I've been finding some difficulties in solving this exercise;
Let $\{B_t\}_{t\geq 0}$ a standard Brownian motion with respect to the natural filtration $\{\mathcal{F}_t\}_{t\geq 0}$ and define the process $Y_t=\ln(1+\alpha B_t^2)$. Find the real values $\alpha$ for which $Y_t$ is martingale with respect to the filtration $\{\mathcal{F}_t\}_{t\geq 0}$
MY ATTEMPT
By Jensen inequality: \begin{equation} E(\ln(1+\alpha B_t^2)\lvert\mathcal{F}_s)\leq\ln(E(1+\alpha B_t^2\lvert\mathcal{F}_s))=\ln(1+\alpha E(B_t^2\lvert\mathcal{F}_s)) \end{equation} Now rewriting $B_t^2=(B_t-B_s)^2+2B_s(B_t-B_s)+B_s^2$ and using the properties of the brownian motion we find: \begin{equation} \ln(1+\alpha E(B_t^2\lvert\mathcal{F}_s))=\ln(1+\alpha E((B_t-B_s)^2+2B_s(B_t-B_s)+B_s^2\lvert\mathcal{F}_s))\\ =\ln(1+\alpha(t-s)+\alpha B_s^2) \end{equation} since the logarithm is increasing I find immediately that if $\alpha<0$ we have that putting all together: \begin{equation} E(Y_t\lvert\mathcal{F}_s)=E(\ln(1+\alpha B_t^2)\lvert\mathcal{F}_s)\leq\ln(1+\alpha(t-s)+\alpha B_s^2)<\ln(1+\alpha B_s^2)=Y_s \end{equation} And this means that the process is not a martingale (it is a supermartingale).

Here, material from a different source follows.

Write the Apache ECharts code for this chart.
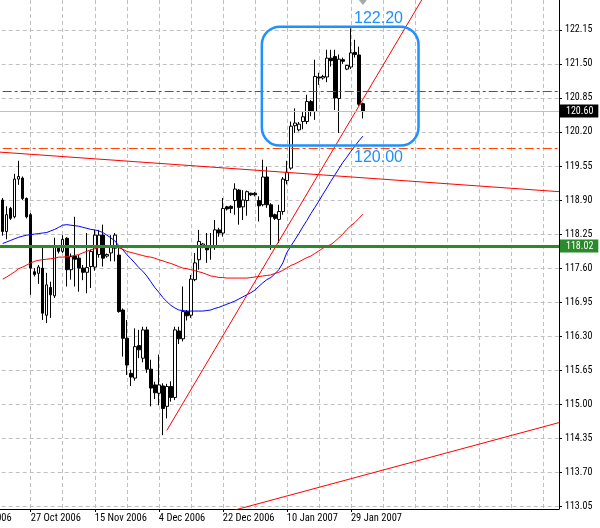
<!DOCTYPE html>
<html>
<head>
<meta charset="utf-8">
<script src="https://cdn.jsdelivr.net/npm/echarts@6/dist/echarts.min.js"></script>
<style>html,body{margin:0;padding:0;background:#fff}#c{width:600px;height:528px}</style>
</head>
<body>
<div id="c"></div>
<script>
// ---------- data ----------
const FONT = "'Roboto Condensed', 'Liberation Sans', sans-serif";
const firstDay = [2006, 9, 9];          // first category: 9 Oct 2006 (Saturdays absent, Sundays present)
const categoryCount = 149;
const candleStart = 9;                  // category index of 19 Oct 2006
const xTickLabels = ['9 Oct 2006', '27 Oct 2006', '15 Nov 2006', '4 Dec 2006', '22 Dec 2006', '10 Jan 2007', '29 Jan 2007'];
const yTickValues = [113.05, 113.70, 114.35, 115.00, 115.65, 116.30, 116.95, 117.60, 118.25, 118.90, 119.55, 120.20, 120.85, 121.50, 122.15];
const yRange = [113.00, 122.72];

const opens = [
118.90,118.30,118.74,118.58,119.30,119.32,118.93,118.62,117.53,117.50,
117.60,116.70,117.23,117.07,118.01,117.92,118.17,117.57,117.83,117.79,
117.60,117.52,117.63,117.62,117.86,118.23,117.83,117.89,117.98,117.85,
116.80,116.26,115.59,115.50,116.12,115.88,116.42,115.67,115.37,115.21,
115.35,114.96,115.34,115.13,116.40,116.25,116.77,116.70,117.38,117.76,
118.01,118.00,117.99,118.01,118.33,118.27,118.77,118.78,118.89,119.09,
118.77,118.89,119.03,119.03,118.89,118.81,119.34,118.81,118.62,118.53,
118.68,119.27,119.51,120.32,120.24,120.40,120.40,120.78,120.59,121.25,
121.23,121.25,121.61,121.64,120.84,121.58,121.40,121.44,121.72,121.67,
120.74];
const highs = [
118.94,118.78,118.77,119.40,119.65,119.35,118.95,118.65,117.60,117.66,
118.01,117.51,117.34,118.18,118.04,118.23,118.19,117.88,118.58,117.85,
117.66,118.27,117.95,118.33,118.33,118.43,117.88,118.23,118.27,118.02,
116.83,116.61,115.66,116.45,116.42,116.48,116.48,115.85,115.43,115.95,
115.40,115.39,115.44,116.48,116.48,117.25,116.80,117.47,117.89,118.33,
118.08,118.27,118.27,118.52,118.37,118.94,118.79,118.80,119.22,119.11,
119.09,119.08,119.04,119.05,118.97,119.67,119.54,118.84,118.64,118.81,
119.34,119.65,120.40,120.65,120.39,120.58,120.91,120.81,121.58,121.33,
121.29,121.77,121.77,121.77,121.68,121.62,121.48,122.18,121.96,121.83,
120.76];
const lows = [
118.22,118.15,118.52,118.55,119.19,118.90,118.55,117.09,117.44,117.30,
116.61,116.55,116.65,117.03,117.88,117.89,117.25,117.38,117.25,117.15,
117.37,117.12,117.22,117.55,117.80,117.63,117.80,117.73,117.73,116.75,
115.91,115.56,115.35,115.45,115.88,115.80,115.60,114.96,115.10,114.98,
114.41,114.73,115.05,115.08,116.15,116.20,116.60,116.65,117.35,117.57,
117.98,117.70,117.76,117.95,118.20,118.20,118.70,118.65,118.62,118.43,
118.52,118.60,118.98,118.97,118.49,118.78,118.75,117.95,118.52,118.08,
118.62,119.20,119.48,120.18,120.21,120.25,120.35,120.50,120.43,121.10,
121.20,121.15,121.45,120.62,120.18,121.50,121.38,121.40,121.62,120.70,
120.46];
const closes = [
118.30,118.62,118.55,119.30,119.35,118.93,118.58,117.60,117.48,117.62,
116.74,117.28,117.09,118.01,117.92,118.15,117.57,117.82,117.77,117.60,
117.52,117.61,117.92,118.23,118.23,117.79,117.86,118.01,118.23,116.77,
116.26,115.75,115.52,116.10,116.04,116.42,115.67,115.31,115.22,115.37,
114.92,115.34,115.13,116.42,116.25,116.77,116.69,117.39,117.70,118.11,
118.06,117.95,118.02,118.33,118.27,118.74,118.73,118.74,119.11,118.76,
118.90,119.06,119.00,119.00,118.79,119.34,118.81,118.58,118.55,118.68,
119.30,119.43,120.31,120.37,120.35,120.49,120.78,120.59,121.26,121.23,
121.26,121.61,121.56,120.85,121.59,121.55,121.47,121.71,121.68,120.73,
120.59];
const maFast = [
118.07,118.10,118.13,118.16,118.19,118.21,118.23,118.24,118.25,118.26,
118.27,118.28,118.31,118.34,118.38,118.42,118.43,118.42,118.41,118.40,
118.38,118.36,118.34,118.33,118.31,118.28,118.23,118.18,118.12,118.03,
117.95,117.86,117.78,117.70,117.61,117.54,117.45,117.34,117.23,117.14,
117.04,116.96,116.89,116.84,116.80,116.79,116.78,116.78,116.78,116.78,
116.78,116.79,116.80,116.83,116.85,116.88,116.91,116.94,116.97,117.01,
117.05,117.09,117.13,117.18,117.25,117.32,117.38,117.42,117.49,117.57,
117.70,117.90,118.02,118.14,118.26,118.39,118.51,118.64,118.76,118.88,
119.01,119.13,119.26,119.38,119.50,119.62,119.72,119.83,119.93,120.03,
120.12];
const maSlow = [
117.39,117.43,117.48,117.53,117.59,117.62,117.66,117.70,117.73,117.75,
117.76,117.77,117.78,117.79,117.81,117.81,117.82,117.83,117.84,117.86,
117.89,117.92,117.95,117.97,117.99,118.00,118.01,118.01,118.01,117.99,
117.96,117.92,117.90,117.88,117.86,117.84,117.82,117.81,117.79,117.76,
117.74,117.71,117.69,117.66,117.63,117.60,117.59,117.57,117.55,117.53,
117.51,117.48,117.45,117.44,117.42,117.42,117.41,117.41,117.41,117.41,
117.41,117.41,117.42,117.43,117.44,117.45,117.46,117.47,117.50,117.52,
117.56,117.60,117.65,117.68,117.72,117.76,117.80,117.83,117.88,117.93,
117.98,118.02,118.05,118.11,118.18,118.25,118.34,118.41,118.47,118.55,
118.63];

// horizontal levels
const supportLevel = 118.02;
const bidPrice = 120.60;
const upperDashLevel = 120.97;
const lowerDashLevel = 119.89;
// trend lines: [categoryIndex, price] end points
const trendUpper = [[0, 119.86], [148, 119.06]];
const trendSteep = [[50, 114.50], [114, 122.76]];
const trendLower = [[66, 112.96], [148, 114.65]];
// annotation box
const boxX = [73.75, 112.9];
const boxY = [122.21, 119.94];
const boxTextX = 102.9;
const boxTextY = [122.36, 119.71];
const boxTexts = ['122.20', '120.00'];
const shiftMarkIndex = 99;

// ---------- build ----------
const MONTHS = ['Jan','Feb','Mar','Apr','May','Jun','Jul','Aug','Sep','Oct','Nov','Dec'];
const categories = [];
(function () {
  let t = Date.UTC(firstDay[0], firstDay[1], firstDay[2]);
  while (categories.length < categoryCount) {
    const d = new Date(t);
    if (d.getUTCDay() !== 6) categories.push(d.getUTCDate() + ' ' + MONTHS[d.getUTCMonth()] + ' ' + d.getUTCFullYear());
    t += 86400000;
  }
})();

const candleData = categories.map(function (c, k) {
  const i = k - candleStart;
  if (i < 0 || i >= opens.length) return ['-', '-', '-', '-'];
  return [opens[i], closes[i], lows[i], highs[i]];
});
const pairs = arr => arr.map((v, i) => [i + candleStart, v]);
const isTick = (idx, val) => xTickLabels.indexOf(val) >= 0;

const GRID = '#c0c0c0';
const chart = echarts.init(document.getElementById('c'), null, {renderer: 'canvas'});

function lerpCoord(api, k, v) {
  const k0 = Math.floor(k), f = k - k0;
  const a = api.coord([k0, v]), b = api.coord([k0 + 1, v]);
  return [a[0] + (b[0] - a[0]) * f, a[1]];
}

const option = {
  animation: false,
  backgroundColor: '#ffffff',
  textStyle: {fontFamily: FONT},
  grid: {left: -33.3, right: 41, top: 0, bottom: 19, containLabel: false, outerBoundsMode: 'none'},
  xAxis: {
    type: 'category', data: categories, boundaryGap: false,
    axisLine: {show: true, onZero: false, lineStyle: {color: '#000', width: 1}},
    axisTick: {show: true, interval: isTick, length: 3, lineStyle: {color: '#000'}},
    axisLabel: {interval: isTick, align: 'left', color: '#000', fontSize: 10.5, margin: 4, fontFamily: FONT, hideOverlap: false},
    splitLine: {show: true, interval: idx => idx % 8 === 0, lineStyle: {color: GRID, width: 1, type: [4, 3]}}
  },
  yAxis: {
    type: 'value', position: 'right', min: yRange[0], max: yRange[1],
    axisLine: {show: true, lineStyle: {color: '#000', width: 1}},
    axisTick: {show: true, length: 3, customValues: yTickValues, lineStyle: {color: '#000'}},
    axisLabel: {customValues: yTickValues, formatter: v => v.toFixed(2), color: '#000', fontSize: 10, margin: 6, fontFamily: FONT},
    splitLine: {show: true, lineStyle: {color: GRID, width: 1, type: [4, 3]}}
  },
  series: [
    {
      type: 'candlestick', data: candleData, barWidth: 3, z: 2,
      itemStyle: {color: '#ffffff', color0: '#000000', borderColor: '#000000', borderColor0: '#000000', borderWidth: 1},
      markPoint: {
        silent: true, symbol: 'triangle', symbolRotate: 180, symbolSize: [8, 5], symbolOffset: [0, 2.5],
        itemStyle: {color: '#a8a8a8'}, label: {show: false},
        data: [{coord: [shiftMarkIndex, yRange[1]]}]
      }
    },
    {type: 'line', data: pairs(maFast), symbol: 'none', z: 3, lineStyle: {color: '#0000ff', width: 1}},
    {type: 'line', data: pairs(maSlow), symbol: 'none', z: 3, lineStyle: {color: '#ff0000', width: 1}},
    {type: 'line', data: trendUpper, symbol: 'none', z: 4, lineStyle: {color: '#ff0000', width: 1}},
    {type: 'line', data: trendSteep, symbol: 'none', z: 4, lineStyle: {color: '#ff0000', width: 1}},
    {type: 'line', data: trendLower, symbol: 'none', z: 4, lineStyle: {color: '#ff0000', width: 1}},
    {
      type: 'line', data: [], z: 5,
      markLine: {
        silent: true, symbol: 'none', animation: false,
        data: [
          {yAxis: bidPrice, lineStyle: {color: '#c0c0c0', width: 1, type: 'solid'},
           label: {show: true, position: 'end', distance: 1, formatter: p => p.value.toFixed(2), color: '#fff', backgroundColor: '#000', padding: [2, 5, 1, 6], fontSize: 10, fontFamily: FONT}},
          {yAxis: upperDashLevel, lineStyle: {color: '#009000', width: 1, type: [9, 3, 3, 3]}, label: {show: false}},
          {yAxis: lowerDashLevel, lineStyle: {color: '#ff4500', width: 1, type: [9, 3, 3, 3]}, label: {show: false}},
          {yAxis: supportLevel, lineStyle: {color: '#2b8a2b', width: 3, type: 'solid'},
           label: {show: true, position: 'end', distance: 1, formatter: p => p.value.toFixed(2), color: '#fff', backgroundColor: '#2b8a2b', padding: [2, 5, 1, 6], fontSize: 10, fontFamily: FONT}}
        ]
      }
    },
    {
      type: 'custom', z: 6, silent: true,
      data: [[boxX[0], boxY[0], boxX[1], boxY[1]]],
      renderItem: function (params, api) {
        const a = lerpCoord(api, api.value(0), api.value(1));
        const b = lerpCoord(api, api.value(2), api.value(3));
        const t1 = lerpCoord(api, boxTextX, boxTextY[0]);
        const t2 = lerpCoord(api, boxTextX, boxTextY[1]);
        return {
          type: 'group',
          children: [
            {type: 'rect', shape: {x: a[0], y: a[1], width: b[0] - a[0], height: b[1] - a[1], r: 18},
             style: {fill: null, stroke: '#1e90ff', lineWidth: 2.5}},
            {type: 'text', x: t1[0], y: t1[1], style: {text: boxTexts[0], fill: '#1e90ff', font: "16px 'Liberation Sans', sans-serif", align: 'center', verticalAlign: 'middle'}},
            {type: 'text', x: t2[0], y: t2[1], style: {text: boxTexts[1], fill: '#1e90ff', font: "16px 'Liberation Sans', sans-serif", align: 'center', verticalAlign: 'middle'}}
          ]
        };
      }
    }
  ]
};
chart.setOption(option);
</script>
</body>
</html>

If $\alpha=0$ the process is trivially a martingale because $Y_t=0$ for all $t\geq 0$.
It remains to prove what happens if $\alpha >0$ but in this case I don't have any ideas.
Using the hint
We want to apply ito formula to the process $Y_t=\ln(1+\alpha B_t^2)$, in particular we have that: \begin{equation} dY_t=\dfrac{2\alpha B_t}{1+\alpha B_t^2}dB_t + \dfrac{1}{2}\dfrac{2\alpha(1+\alpha B_t^2)-4\alpha^2 B_t^2}{(1+\alpha B_t^2)^2}dt=\dfrac{2\alpha B_t}{1+\alpha B_t^2}dB_t + \dfrac{\alpha-2\alpha^2 B_t^2}{(1+\alpha B_t^2)^2}dt \end{equation} Now in order to have a martingale it is necessary that $\frac{\alpha-2\alpha^2 B_t^2}{(1+\alpha B_t^2)^2}=0$ and hence: \begin{equation} \alpha(1-2\alpha B_t^2)=0 \iff \alpha=0 \ \vee \ \alpha=\dfrac{1}{2B_t^2} \end{equation} It seems that the last value of $\alpha$ does not make any sense, any hint on how to conclude?